Der Verbrauch von Industriegütern unterscheidet sich strukturell. Bei Automobilen gibt es zwar eine kontinuierliche Aufwärtsbewegung, aber auch einen deutlichen Abstand zu den USA, Deutschland und Frankreich. Dafür sind der öffentliche Nahverkehr und die Hochgeschwindigkeitszüge in China viel weiter als in Europa oder den USA.
Für die Gesundheistleistungen wurde die Lebenserwartung als Indikator gewählt. Die Studien-Autoren stellen fest, dass die durchschnittliche Lebenserwartung Chinas stabil gewachsen ist, „beginnend mit 53 Jahren im Jahr 1965 bis hin zu 78 Jahren im Jahr 2023. Chinas durchschnittliche Lebenserwartung hielt sich bis 2004 auf einem ähnlichen Niveau wie in Mexiko, danach verbesserte sich China kontinuierlich und vergrößerte den Abstand allmählich.“
Fazit: Makroökonomisch betrachtet hat die chinesische Bevölkerung deutlich am wirtschaftlichen Aufstieg partizipiert, und zwar durch die Überwindung der absoluten Armut, durch steigende Löhne im Maße der Produktivitätsentwicklung und wachsendem Konsum, der sich langsam dem Niveau der Industrieländer annähert.

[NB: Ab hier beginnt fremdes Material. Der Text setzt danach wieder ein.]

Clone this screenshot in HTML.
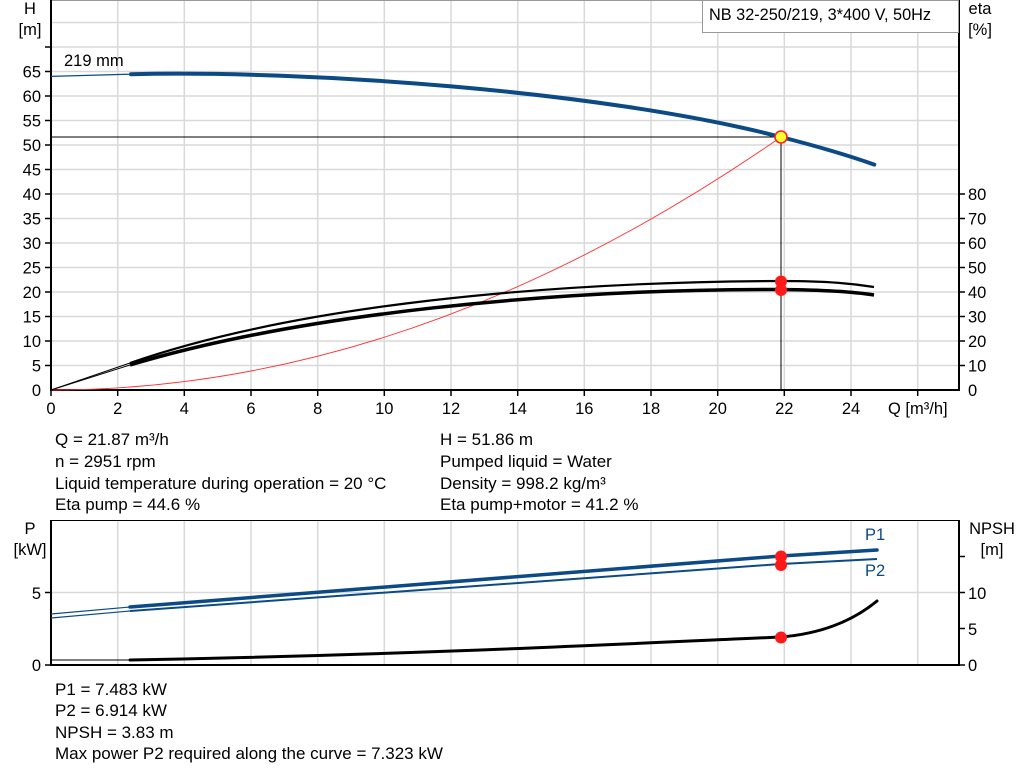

Nun ist die Annäherung an das westliche Konsumniveau nicht das einzige Kriterium, an dem sich die Teilhabe der chinesischen Bevölkerung messen lassen sollte. Gerade wenn das Ziel eine „sozialistische“ Entwicklung werden soll, müssten weitergehende Kriterien betrachtet werden: Mitbestimmung, Entfaltung der Individualität, Verbesserung der Arbeits- und Lebensbedingungen. Spannend zu beobachten wird sein, welche Folgen Modernisierung, Automatisierung und Digitalisierung auf die Arbeits- und Organisationsbedingungen der Beschäftigten haben werden.